On Saturday, Bates acknowledged there would be compensation for the victims, but demanded it be made clearer how those responsible would be held to account as a result of the inquiry process. “I’m hoping to bring clarity to the issue. We’ve heard from many, many lawyers along the way that there does seem to be quite a number of cases for people to answer,” he told Today.
“We just need clarity because I do know there’s going to be financial redress for the individuals in there. But they also want to see people held to account in all of this and there’s no clarity as yet that this is going to happen – or that there are going to be recommendations in there. Because, as I understand it, the inquiry as it now stands is not going to make that type of recommendation.” He called for the inquiry to be amended to that end.
On Friday, the inquiry heard that a former Post Office boss sent an email to two staff members in 2009 telling them his instinct about the Horizon scandal was that “subbies with their hand in the till” were blaming the technology.
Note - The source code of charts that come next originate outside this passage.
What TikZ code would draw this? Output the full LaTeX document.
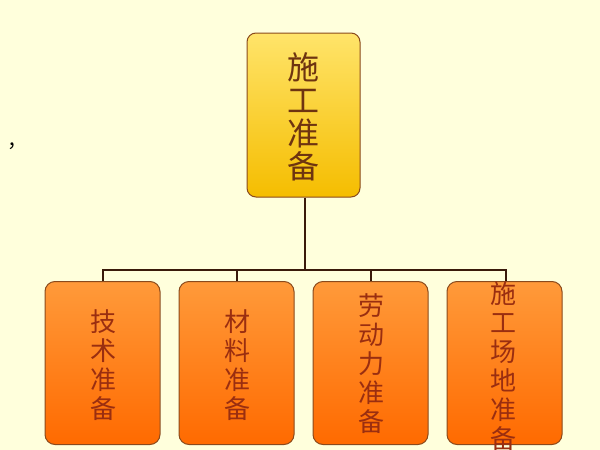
\documentclass[tikz,border=0pt]{standalone}
\usepackage{fontspec}
\newfontfamily\cjk{Noto Sans CJK SC}
\definecolor{bgc}{HTML}{FFFFDC}
\definecolor{ytop}{HTML}{FFE46A}
\definecolor{ybot}{HTML}{F5BD00}
\definecolor{otop}{HTML}{FF9A3A}
\definecolor{obot}{HTML}{FF6A00}
\definecolor{edgec}{HTML}{8A4A1C}
\definecolor{txttop}{HTML}{6E3410}
\definecolor{txtbot}{HTML}{9A2E10}
\definecolor{linec}{HTML}{3A1A0A}
\tikzset{
  topbox/.style={draw=edgec, line width=1pt, rounded corners=9pt, top color=ytop, bottom color=ybot},
  subbox/.style={draw=edgec, line width=1pt, rounded corners=10pt, top color=otop, bottom color=obot},
  toptext/.style={font=\cjk\fontsize{32}{33}\selectfont, text=txttop, align=center, inner sep=0pt},
  subtext/.style={font=\cjk\fontsize{26}{29}\selectfont, text=txtbot, align=center, inner sep=0pt},
  conn/.style={draw=linec, line width=2.2pt}
}
\begin{document}
\begin{tikzpicture}[x=1pt,y=-1pt]
\fill[bgc] (0,0) rectangle (600,450);
\useasboundingbox (0,0) rectangle (600,450);
% fragment at left edge
\node[font=\cjk\fontsize{20}{20}\selectfont, text=black, anchor=center] (frag) at (18,146) {，};
% top box
\node[topbox, minimum width=113pt, minimum height=164pt] (top) at (303.5,115) {};
\node[toptext] (toptxt) at (303.5,117) {施\\工\\准\\备};
% sub boxes
\node[subbox, minimum width=115pt, minimum height=163pt] (b1) at (102.5,363) {};
\node[subbox, minimum width=115pt, minimum height=163pt] (b2) at (236.5,363) {};
\node[subbox, minimum width=115pt, minimum height=163pt] (b3) at (370.5,363) {};
\node[subbox, minimum width=115pt, minimum height=163pt] (b4) at (504.5,363) {};
\node[subtext] (t1) at (103,365) {技\\术\\准\\备};
\node[subtext] (t2) at (237,365) {材\\料\\准\\备};
\node[subtext] (t3) at (371,364) {劳\\动\\力\\准\\备};
\node[subtext] (t4) at (503,366) {施\\工\\场\\地\\准\\备};
% connectors
\coordinate (j) at (305,270);
\draw[conn] (top.south -| j) -- (j);
\draw[conn] (b1.north -| 103,0) |- (j);
\draw[conn] (b4.north -| 506,0) |- (j);
\draw[conn] (b2.north -| 237,0) -- (237,270);
\draw[conn] (b3.north -| 371,0) -- (371,270);
\end{tikzpicture}
\end{document}
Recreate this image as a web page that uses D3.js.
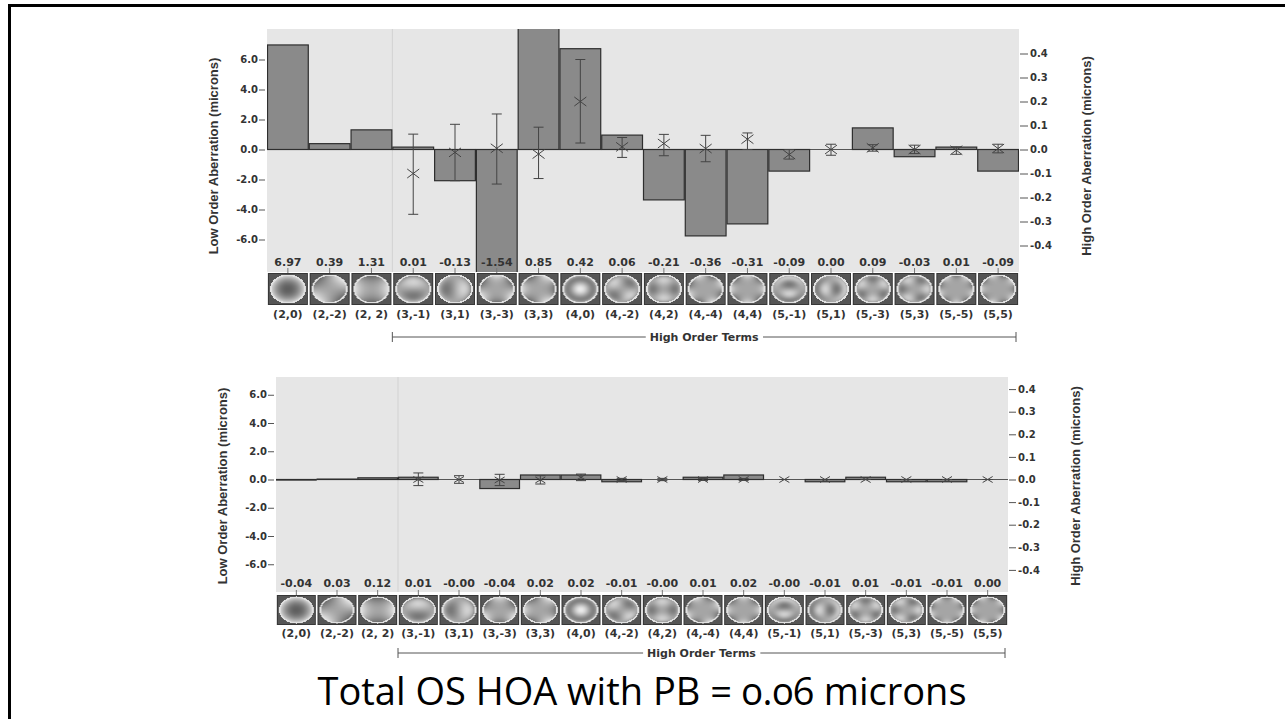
<!DOCTYPE html>
<html lang="en">
<head>
  <meta charset="utf-8">
  <title>Zernike terms</title>
  <script src="https://d3js.org/d3.v7.min.js"></script>
  <style>
    body { margin: 0; background: #fff; }
    svg { display: block; }
    .tick text { font-family: "DejaVu Sans", sans-serif; font-weight: bold; font-size: 10px; fill: #333; }
    .tick line { stroke: #555; }
    .small { font-family: "DejaVu Sans", sans-serif; font-weight: bold; font-size: 11px; fill: #333; }
    .axis-title { font-family: "Liberation Sans", Arial, sans-serif; font-weight: bold; font-size: 13px; fill: #333; }
    .title { font-family: "Open Sans", sans-serif; font-size: 38px; fill: #000; font-variant-numeric: oldstyle-nums; }
  </style>
</head>
<body>
<script>
  // zernike terms, first 3 are low order (left axis), rest high order (right axis)
  var terms = ["(2,0)", "(2,-2)", "(2, 2)", "(3,-1)", "(3,1)", "(3,-3)", "(3,3)", "(4,0)", "(4,-2)",
    "(4,2)", "(4,-4)", "(4,4)", "(5,-1)", "(5,1)", "(5,-3)", "(5,3)", "(5,-5)", "(5,5)"];
  var lowOrderCount = 3;

  // top chart
  var topValues = ["6.97", "0.39", "1.31", "0.01", "-0.13", "-1.54", "0.85", "0.42", "0.06",
    "-0.21", "-0.36", "-0.31", "-0.09", "0.00", "0.09", "-0.03", "0.01", "-0.09"];
  var topMean = [null, null, null, -0.10, -0.012, 0.005, -0.019, 0.20, 0.011,
    0.025, 0.004, 0.043, -0.021, 0.0, 0.007, 0.0, -0.003, 0.004];
  var topHigh = [null, null, null, 0.064, 0.105, 0.148, 0.093, 0.375, 0.05,
    0.063, 0.059, 0.069, 0.0, 0.022, 0.02, 0.018, 0.011, 0.022];
  var topLow = [null, null, null, -0.27, -0.13, -0.144, -0.121, 0.027, -0.033,
    -0.026, -0.051, 0.0, -0.04, -0.024, -0.007, -0.017, -0.02, -0.014];

  // bottom chart
  var bottomValues = ["-0.04", "0.03", "0.12", "0.01", "-0.00", "-0.04", "0.02", "0.02", "-0.01",
    "-0.00", "0.01", "0.02", "-0.00", "-0.01", "0.01", "-0.01", "-0.01", "0.00"];
  var bottomMean = [null, null, null, 0.0, 0.0, -0.002, -0.002, 0.01, 0.0,
    0.0, 0.0, 0.0, 0.0, 0.0, 0.0, 0.0, 0.0, 0.0];
  var bottomHigh = [null, null, null, 0.029, 0.017, 0.023, 0.017, 0.024, 0.005,
    0.005, 0.004, 0.004, 0.0, 0.0, 0.0, 0.0, 0.0, 0.0];
  var bottomLow = [null, null, null, -0.027, -0.017, -0.027, -0.02, -0.005, -0.005,
    -0.005, -0.004, -0.004, 0.0, 0.0, 0.0, 0.0, 0.0, 0.0];

  var lowTicks = [6, 4, 2, 0, -2, -4, -6];
  var highTicks = [0.4, 0.3, 0.2, 0.1, 0, -0.1, -0.2, -0.3, -0.4];
  var lowDomain = [-8, 8];
  var highDomain = [-0.5, 0.5];

  var W = 1285, H = 719;

  var svg = d3.select("body").append("svg")
    .attr("width", W)
    .attr("height", H);

  var defs = svg.append("defs");

  function fact(k) {
    var r = 1;
    for (var i = 2; i <= k; i++) r *= i;
    return r;
  }

  function zernike(n, m, rho, theta) {
    var am = Math.abs(m), R = 0;
    for (var k = 0; k <= (n - am) / 2; k++) {
      R += (k % 2 ? -1 : 1) * fact(n - k) /
        (fact(k) * fact((n + am) / 2 - k) * fact((n - am) / 2 - k)) * Math.pow(rho, n - 2 * k);
    }
    return m >= 0 ? R * Math.cos(am * theta) : R * Math.sin(am * theta);
  }

  // little wavefront thumbnail for a term
  function wavefront(label, w, h) {
    var nm = label.match(/-?\d+/g).map(Number);
    var c = document.createElement("canvas");
    c.width = w;
    c.height = h;
    var ctx = c.getContext("2d");
    var img = ctx.createImageData(w, h);
    for (var py = 0; py < h; py++) {
      for (var px = 0; px < w; px++) {
        var ex = -(px + 0.5 - w / 2) / (w / 2 - 2);
        var ey = (py + 0.5 - h / 2) / (h / 2 - 1.5);
        var r = Math.sqrt(ex * ex + ey * ey);
        var g;
        if (px < 1 || py < 1 || px >= w - 1 || py >= h - 1) g = 55;
        else if (r > 1) g = 85;
        else if (r > 0.9) g = 225;
        else g = 165 + 70 * zernike(nm[0], nm[1], r, Math.atan2(ey, ex));
        var i = (py * w + px) * 4;
        img.data[i] = img.data[i + 1] = img.data[i + 2] = Math.max(0, Math.min(255, g));
        img.data[i + 3] = 255;
      }
    }
    ctx.putImageData(img, 0, 0);
    return c.toDataURL();
  }

  function drawChart(cfg, values, mean, low, high) {
    var g = svg.append("g");

    var x = d3.scaleBand()
      .domain(terms)
      .range([cfg.x0, cfg.x1])
      .padding(0);

    var yLow = d3.scaleLinear().domain(lowDomain).range([cfg.yBottom, cfg.yTop]);
    var yHigh = d3.scaleLinear().domain(highDomain).range([cfg.yBottom, cfg.yTop]);

    var yFor = function (i) {
      return i < lowOrderCount ? yLow : yHigh;
    };

    g.append("rect")
      .attr("x", cfg.x0)
      .attr("y", cfg.bgTop)
      .attr("width", cfg.x1 - cfg.x0)
      .attr("height", cfg.bgBottom - cfg.bgTop)
      .attr("fill", "#e6e6e6");

    defs.append("clipPath")
      .attr("id", cfg.id)
      .append("rect")
      .attr("x", cfg.x0)
      .attr("y", cfg.bgTop)
      .attr("width", cfg.x1 - cfg.x0)
      .attr("height", cfg.bgBottom - cfg.bgTop);

    // divider between low and high order terms
    var xDiv = x(terms[lowOrderCount]);
    g.append("line")
      .attr("x1", xDiv).attr("x2", xDiv)
      .attr("y1", cfg.bgTop).attr("y2", cfg.bgBottom)
      .attr("stroke", "#d2d2d2");

    var plot = g.append("g").attr("clip-path", "url(#" + cfg.id + ")");

    plot.append("line")
      .attr("x1", cfg.x0).attr("x2", cfg.x1)
      .attr("y1", yLow(0)).attr("y2", yLow(0))
      .attr("stroke", "#555");

    plot.selectAll("rect.bar")
      .data(values)
      .enter()
      .append("rect")
      .attr("class", "bar")
      .attr("x", function (d, i) { return x(terms[i]) + 0.5; })
      .attr("width", x.bandwidth() - 1)
      .attr("y", function (d, i) { return Math.min(yFor(i)(+d), yFor(i)(0)); })
      .attr("height", function (d, i) { return Math.abs(yFor(i)(+d) - yFor(i)(0)); })
      .attr("fill", "#8a8a8a")
      .attr("stroke", "#2e2e2e")
      .attr("stroke-width", 1.2);

    // normal range error bars
    var eb = plot.selectAll("g.err")
      .data(terms.map(function (t, i) { return i; }).filter(function (i) { return mean[i] !== null; }))
      .enter()
      .append("g")
      .attr("class", "err")
      .attr("stroke", "#444")
      .attr("stroke-width", 1)
      .attr("fill", "none");

    var cx = function (i) { return x(terms[i]) + x.bandwidth() / 2; };

    eb.append("line")
      .attr("x1", cx).attr("x2", cx)
      .attr("y1", function (i) { return yHigh(high[i]); })
      .attr("y2", function (i) { return yHigh(low[i]); });
    eb.append("line")
      .attr("x1", function (i) { return cx(i) - cfg.cap; })
      .attr("x2", function (i) { return cx(i) + cfg.cap; })
      .attr("y1", function (i) { return yHigh(high[i]); })
      .attr("y2", function (i) { return yHigh(high[i]); });
    eb.append("line")
      .attr("x1", function (i) { return cx(i) - cfg.cap; })
      .attr("x2", function (i) { return cx(i) + cfg.cap; })
      .attr("y1", function (i) { return yHigh(low[i]); })
      .attr("y2", function (i) { return yHigh(low[i]); });
    eb.append("path")
      .attr("d", function (i) {
        var px = cx(i), py = yHigh(mean[i]);
        return "M" + (px - cfg.mx) + "," + (py - cfg.my) + "L" + (px + cfg.mx) + "," + (py + cfg.my) +
          "M" + (px - cfg.mx) + "," + (py + cfg.my) + "L" + (px + cfg.mx) + "," + (py - cfg.my);
      });

    // value labels
    g.selectAll("text.val")
      .data(values)
      .enter()
      .append("text")
      .attr("class", "small val")
      .attr("x", function (d, i) { return cx(i); })
      .attr("y", cfg.valY)
      .attr("text-anchor", "middle")
      .text(function (d) { return d; });

    // thumbnails
    var iw = Math.floor(x.bandwidth()) - 1;
    var ih = cfg.strip[1] - cfg.strip[0];
    g.selectAll("line.mark")
      .data(terms)
      .enter()
      .append("line")
      .attr("x1", function (d) { return x(d) + x.bandwidth() / 2; })
      .attr("x2", function (d) { return x(d) + x.bandwidth() / 2; })
      .attr("y1", cfg.strip[0] - 5)
      .attr("y2", cfg.strip[0])
      .attr("stroke", "#777");

    g.selectAll("image")
      .data(terms)
      .enter()
      .append("image")
      .attr("x", function (d) { return x(d) + (x.bandwidth() - iw) / 2; })
      .attr("y", cfg.strip[0])
      .attr("width", iw)
      .attr("height", ih)
      .attr("href", function (d) { return wavefront(d, iw, ih); });

    g.selectAll("text.cat")
      .data(terms)
      .enter()
      .append("text")
      .attr("class", "small cat")
      .attr("x", function (d) { return x(d) + x.bandwidth() / 2; })
      .attr("y", cfg.catY)
      .attr("text-anchor", "middle")
      .text(function (d) { return d; });

    // axes
    var left = g.append("g")
      .attr("transform", "translate(" + (cfg.x0 - 2) + ",0)")
      .call(d3.axisLeft(yLow).tickValues(lowTicks).tickFormat(d3.format(".1f")).tickSize(6).tickPadding(1));
    left.select(".domain").remove();

    var right = g.append("g")
      .attr("transform", "translate(" + (cfg.x1 + 1) + ",0)")
      .call(d3.axisRight(yHigh).tickValues(highTicks).tickFormat(d3.format(".1f")).tickSize(cfg.rTick).tickPadding(2));
    right.select(".domain").remove();
    g.selectAll(".tick text").text(function () { return this.textContent.replace("\u2212", "-"); });

    g.append("text")
      .attr("class", "axis-title")
      .attr("transform", "translate(" + cfg.leftTitleX + "," + cfg.titleY + ") rotate(-90)")
      .attr("text-anchor", "middle")
      .attr("dy", "0.35em")
      .text("Low Order Aberration (microns)");

    g.append("text")
      .attr("class", "axis-title")
      .attr("transform", "translate(" + cfg.rightTitleX + "," + cfg.titleY + ") rotate(-90)")
      .attr("text-anchor", "middle")
      .attr("dy", "0.35em")
      .text("High Order Aberration (microns)");

    // high order terms bracket
    var bx0 = xDiv, bx1 = cfg.x1 - 3, by = cfg.bracketY;
    var br = g.append("g").attr("stroke", "#555");
    br.append("line").attr("x1", bx0).attr("x2", bx1).attr("y1", by).attr("y2", by);
    br.append("line").attr("x1", bx0).attr("x2", bx0).attr("y1", by - 5).attr("y2", by + 5);
    br.append("line").attr("x1", bx1).attr("x2", bx1).attr("y1", by - 5).attr("y2", by + 5);
    var gap = g.append("rect").attr("fill", "#fff");
    var lbl = g.append("text")
      .attr("class", "small")
      .attr("x", (bx0 + bx1) / 2)
      .attr("y", by)
      .attr("dy", "0.35em")
      .attr("text-anchor", "middle")
      .text("High Order Terms");
    var bb = lbl.node().getBBox();
    gap.attr("x", bb.x - 4)
      .attr("y", bb.y)
      .attr("width", bb.width + 8)
      .attr("height", bb.height);
  }

  drawChart({
    id: "clipTop", x0: 267, x1: 1019, bgTop: 29, bgBottom: 272, yTop: 29.5, yBottom: 269.5,
    strip: [273, 305], valY: 265.5, catY: 318, bracketY: 337,
    leftTitleX: 213, rightTitleX: 1086, titleY: 156, cap: 5, mx: 6, my: 4.5, rTick: 8
  }, topValues, topMean, topLow, topHigh);

  drawChart({
    id: "clipBottom", x0: 276, x1: 1008, bgTop: 377, bgBottom: 592, yTop: 366.5, yBottom: 592.5,
    strip: [595, 625], valY: 586.5, catY: 637, bracketY: 653,
    leftTitleX: 222, rightTitleX: 1075, titleY: 486, cap: 5, mx: 5, my: 3, rTick: 7
  }, bottomValues, bottomMean, bottomLow, bottomHigh);

  // slide frame
  svg.append("path")
    .attr("d", "M9.5," + (H + 5) + "V5.5H" + (W + 5))
    .attr("fill", "none")
    .attr("stroke", "#000")
    .attr("stroke-width", 3);

  svg.append("text")
    .attr("class", "title")
    .attr("x", 642)
    .attr("y", 705)
    .attr("text-anchor", "middle")
    .text("Total OS HOA with PB = 0.06 microns");
</script>
</body>
</html>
Alan Cook, who was Paula Vennells’ predecessor as managing director, said he regretted the message.
In the email to Mary Fagan, a former corporate affairs director at Royal Mail, and a second employee, Cook described a “steadily building nervousness about the accuracy of the Horizon system” at a time when the press were “on it”.
He wrote: “My instincts tell that, in a recession, subbies with their hand in the till choose to blame the technology when they are found to be short of cash.” Cook did ask for the claims about Horizon to be examined, although he admitted to the inquiry that he did not recall receiving the findings before leaving in January 2010.